Comme l’a noté Hamayel, « la résistance palestinienne a existé auparavant, résiste aujourd’hui et continuera – non pas comme une réaction désespérée, mais comme une proposition pour le monde. »
Et c’est précisément cette dimension proactive qui risque d’être étouffée : le spectacle neutralise la muqawama, le réduit à une représentation, stérilise sa force contagieuse.
Il y a toujours une marge de puissance dans le spectacle. Ce consensus de masse pourrait se traduire par un coup de coude symbolique à la férocité sioniste. Il s'agit toutefois d'un coup de coude qui serait contenu et réabsorbé par le mécanisme qui le génère. L'imaginaire qui s'élève un instant contre Israël n'ouvre pas la voie à la libération, mais prépare un nouveau cycle de représentations qui rendront acceptable la normalisation future. Dans ce jeu, il est tout à fait prévisible que les célébrités seront applaudies, invitées, votées, enrichies, vénérées, tandis que les Palestiniens resteront en marge du monde, réduits à des figurants dans un drame qu'ils ne contrôlent pas.

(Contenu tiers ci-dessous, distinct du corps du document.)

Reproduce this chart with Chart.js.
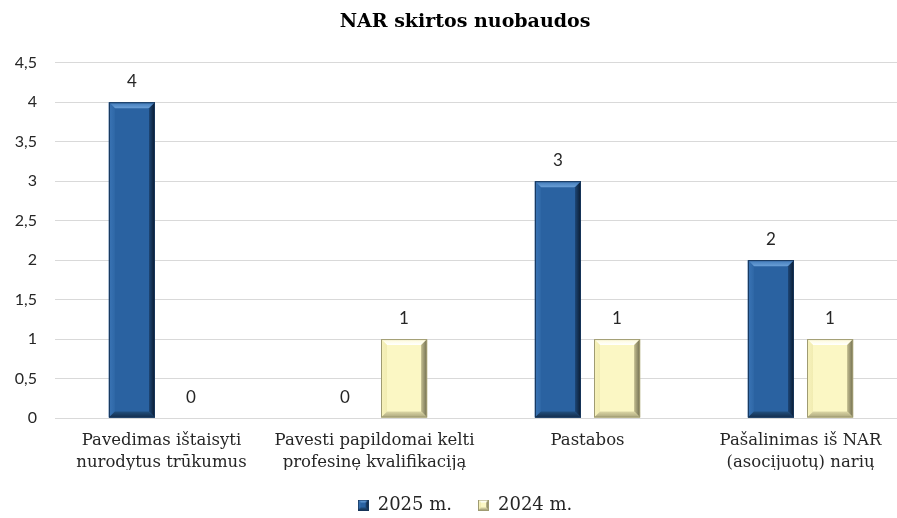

La libération ne passe pas par le spectacle, ni par les illusions collectives qui réduisent la Palestine à une icône de la douleur gérable par l’opinion publique. La cause palestinienne est politique et révolutionnaire, et non humanitaire ou symbolique. Tous les militants qui ont écrit, avec sang et organisation, l’histoire de la résistance savaient et savent : le peuple n’a pas besoin de spectateurs, mais de camarades de lutte.

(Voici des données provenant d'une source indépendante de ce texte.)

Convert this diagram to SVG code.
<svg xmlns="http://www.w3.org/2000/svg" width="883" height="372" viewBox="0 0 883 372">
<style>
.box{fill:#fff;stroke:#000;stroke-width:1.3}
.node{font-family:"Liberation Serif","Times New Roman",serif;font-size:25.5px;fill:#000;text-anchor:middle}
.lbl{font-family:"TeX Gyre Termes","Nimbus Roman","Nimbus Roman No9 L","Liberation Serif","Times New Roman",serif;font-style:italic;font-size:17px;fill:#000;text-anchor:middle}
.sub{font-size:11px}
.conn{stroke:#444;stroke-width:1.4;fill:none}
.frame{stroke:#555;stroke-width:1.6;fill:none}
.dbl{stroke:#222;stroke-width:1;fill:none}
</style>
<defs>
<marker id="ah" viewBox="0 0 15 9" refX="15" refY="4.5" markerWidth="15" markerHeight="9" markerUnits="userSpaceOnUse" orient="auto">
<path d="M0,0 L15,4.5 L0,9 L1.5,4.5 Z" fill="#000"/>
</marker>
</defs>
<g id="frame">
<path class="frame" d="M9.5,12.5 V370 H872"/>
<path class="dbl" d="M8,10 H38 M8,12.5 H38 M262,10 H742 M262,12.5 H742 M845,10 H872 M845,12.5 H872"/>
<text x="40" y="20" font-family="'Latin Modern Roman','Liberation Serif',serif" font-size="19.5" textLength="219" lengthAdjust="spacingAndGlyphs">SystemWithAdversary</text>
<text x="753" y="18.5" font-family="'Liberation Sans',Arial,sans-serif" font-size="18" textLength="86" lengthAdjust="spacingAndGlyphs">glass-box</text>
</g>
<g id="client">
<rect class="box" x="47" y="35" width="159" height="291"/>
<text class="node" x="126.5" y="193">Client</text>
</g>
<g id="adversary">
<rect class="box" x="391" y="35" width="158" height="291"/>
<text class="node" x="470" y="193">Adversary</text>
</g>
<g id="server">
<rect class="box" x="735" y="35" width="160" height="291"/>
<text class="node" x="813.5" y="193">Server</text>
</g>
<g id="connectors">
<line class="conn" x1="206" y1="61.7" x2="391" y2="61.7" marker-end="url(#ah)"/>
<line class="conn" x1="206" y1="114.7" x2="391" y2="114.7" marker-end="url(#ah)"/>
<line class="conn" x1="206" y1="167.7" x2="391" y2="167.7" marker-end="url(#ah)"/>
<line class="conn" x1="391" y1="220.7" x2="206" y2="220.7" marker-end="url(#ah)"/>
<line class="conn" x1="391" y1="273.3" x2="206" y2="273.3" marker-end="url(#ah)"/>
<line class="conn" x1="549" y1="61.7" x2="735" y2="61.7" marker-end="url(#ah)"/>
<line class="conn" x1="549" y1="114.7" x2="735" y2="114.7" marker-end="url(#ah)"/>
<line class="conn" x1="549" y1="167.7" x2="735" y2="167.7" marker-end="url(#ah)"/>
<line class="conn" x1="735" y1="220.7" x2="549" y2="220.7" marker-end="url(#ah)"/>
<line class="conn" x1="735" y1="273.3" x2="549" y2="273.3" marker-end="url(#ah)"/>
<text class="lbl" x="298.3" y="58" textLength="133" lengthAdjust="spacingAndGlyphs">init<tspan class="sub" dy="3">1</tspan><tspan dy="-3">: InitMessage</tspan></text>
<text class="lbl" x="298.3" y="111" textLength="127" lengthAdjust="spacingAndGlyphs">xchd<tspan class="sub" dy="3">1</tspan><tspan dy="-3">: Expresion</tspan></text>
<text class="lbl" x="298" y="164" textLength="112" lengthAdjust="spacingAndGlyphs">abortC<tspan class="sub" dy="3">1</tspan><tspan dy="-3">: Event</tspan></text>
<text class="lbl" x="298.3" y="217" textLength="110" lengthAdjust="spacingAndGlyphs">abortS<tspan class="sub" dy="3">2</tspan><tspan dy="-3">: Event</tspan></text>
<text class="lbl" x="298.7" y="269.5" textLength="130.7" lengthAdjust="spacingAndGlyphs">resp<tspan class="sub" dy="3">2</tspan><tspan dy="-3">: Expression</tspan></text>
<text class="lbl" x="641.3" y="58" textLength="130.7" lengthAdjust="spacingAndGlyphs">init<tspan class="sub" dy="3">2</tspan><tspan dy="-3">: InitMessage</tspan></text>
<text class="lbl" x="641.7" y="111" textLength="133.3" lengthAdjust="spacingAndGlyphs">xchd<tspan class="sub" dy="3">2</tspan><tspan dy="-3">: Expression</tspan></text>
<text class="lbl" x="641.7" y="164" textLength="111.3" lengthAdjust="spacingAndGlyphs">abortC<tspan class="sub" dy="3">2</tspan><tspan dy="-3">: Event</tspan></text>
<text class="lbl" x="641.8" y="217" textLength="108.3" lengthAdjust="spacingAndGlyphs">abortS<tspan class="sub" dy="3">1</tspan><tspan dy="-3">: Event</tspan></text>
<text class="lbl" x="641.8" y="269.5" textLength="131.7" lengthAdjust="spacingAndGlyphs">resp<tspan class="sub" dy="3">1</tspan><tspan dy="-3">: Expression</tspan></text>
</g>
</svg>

La flottille, au contraire, est un mécanisme parfait du capitalisme spectaculaire : elle multiplie les images, augmente la visibilité, neutralise la vérité. Car, comme l'écrit Debord, « dans le monde faussement renversé, le vrai est un moment du faux ». Le véritable génocide, l'impunité internationale, le pillage futur de Gaza sont engloutis dans un cadre spectaculaire qui permet aux masses de se sentir, pendant un jour, du bon côté de l'histoire.

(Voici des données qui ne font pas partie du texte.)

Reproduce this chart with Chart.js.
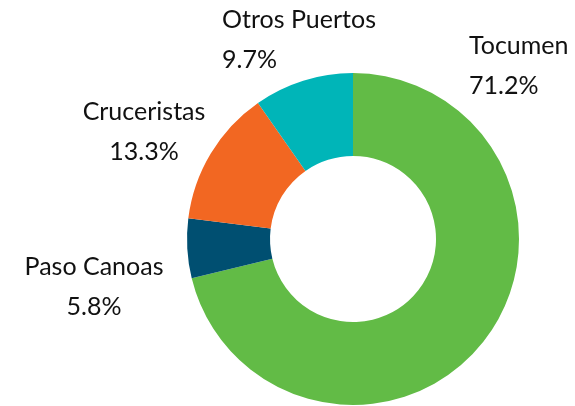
<!DOCTYPE html>
<html lang="es">
<head>
<meta charset="UTF-8">
<title>Doughnut</title>
<script src="https://cdn.jsdelivr.net/npm/chart.js"></script>
<style>
  html, body { margin: 0; padding: 0; background: #fff; }
  #wrap { width: 575px; height: 406px; }
</style>
</head>
<body>
<div id="wrap"><canvas id="chart" width="575" height="406"></canvas></div>
<script>
// data
const categories = ['Tocumen', 'Paso Canoas', 'Cruceristas', 'Otros Puertos'];
const shares = [71.2, 5.8, 13.3, 9.7];
const sliceColors = ['#62BB46', '#004F71', '#F26722', '#00B5B8'];

// where each label sits, relative to the chart centre (layout only)
const labelSpots = [
  { dx: 116, dy: -193, align: 'left' },
  { dx: -259, dy: 28, align: 'center' },
  { dx: -209, dy: -127, align: 'center' },
  { dx: -131, dy: -219, align: 'left' }
];

const outsideLabels = {
  id: 'outsideLabels',
  afterDraw(chart) {
    const ctx = chart.ctx;
    const arc = chart.getDatasetMeta(0).data[0];
    ctx.save();
    ctx.fillStyle = '#111';
    ctx.font = '25px Lato';
    ctx.textBaseline = 'middle';
    categories.forEach((name, i) => {
      const s = labelSpots[i];
      const x = arc.x + s.dx, y = arc.y + s.dy;
      ctx.textAlign = s.align;
      ctx.fillText(name, x, y);
      ctx.fillText(shares[i].toFixed(1) + '%', x, y + 40);
    });
    ctx.restore();
  }
};

new Chart(document.getElementById('chart'), {
  type: 'doughnut',
  data: {
    labels: categories,
    datasets: [{
      data: shares,
      backgroundColor: sliceColors,
      borderWidth: 0
    }]
  },
  options: {
    responsive: false,
    animation: false,
    cutout: '50%',
    layout: { padding: { top: 73, bottom: 1, left: 187, right: 56 } },
    plugins: {
      legend: { display: false },
      tooltip: { enabled: false }
    }
  },
  plugins: [outsideLabels]
});
</script>
</body>
</html>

Mais l'histoire ne s'écrit pas dans les ports photographiés, ni dans les conférences de presse, ni dans les communiqués tardifs. L'histoire s'écrit sur le champ de bataille de la politique. Ici et maintenant, la Palestine n'a pas besoin de nouvelles icônes à contempler, mais d'une nouvelle force organisée. « La résistance épistémologique, dit Hamayel, c'est la désobéissance à l'ordre de la connaissance qui veut que nous soyons des victimes, jamais des sujets ».
La flottille ne s’éveille donc pas : c’est le rêve nécessaire d’une société qui craint de reconnaître sa complicité.
Et même là où l’on peut reconnaître le courage personnel de certains corps qui s’exposent au risque, il faut le dire clairement : il s’agit d’un courage démonstratif, performatif, doué d’une impétuosité communicative propre qui, précisément en raison de son caractère spectaculaire, aura une courte durée et sera bientôt archivé. Il y a un manque total de conscience et de culture politique robuste, et donc rien de bon ne se profile si ce n’est la énième capacité inclusive d’une société coloniale et violente, capable de réabsorber chaque geste.
La composition de la lutte, si variée et multicolore, est un excellent viatique pour la logique du marché impérial et capitaliste. Une rupture du blocus, celle destinée à l’histoire, a été faite le 7 octobre. Mais cela a été appelé terrorisme, et c’est toujours ce qu’on appelle ainsi, par de nombreux partisans de la flottille. Et c’est cette diabolisation qui a alimenté le génocide. L’eau de la Méditerranée n’emporte pas les consciences pieuses.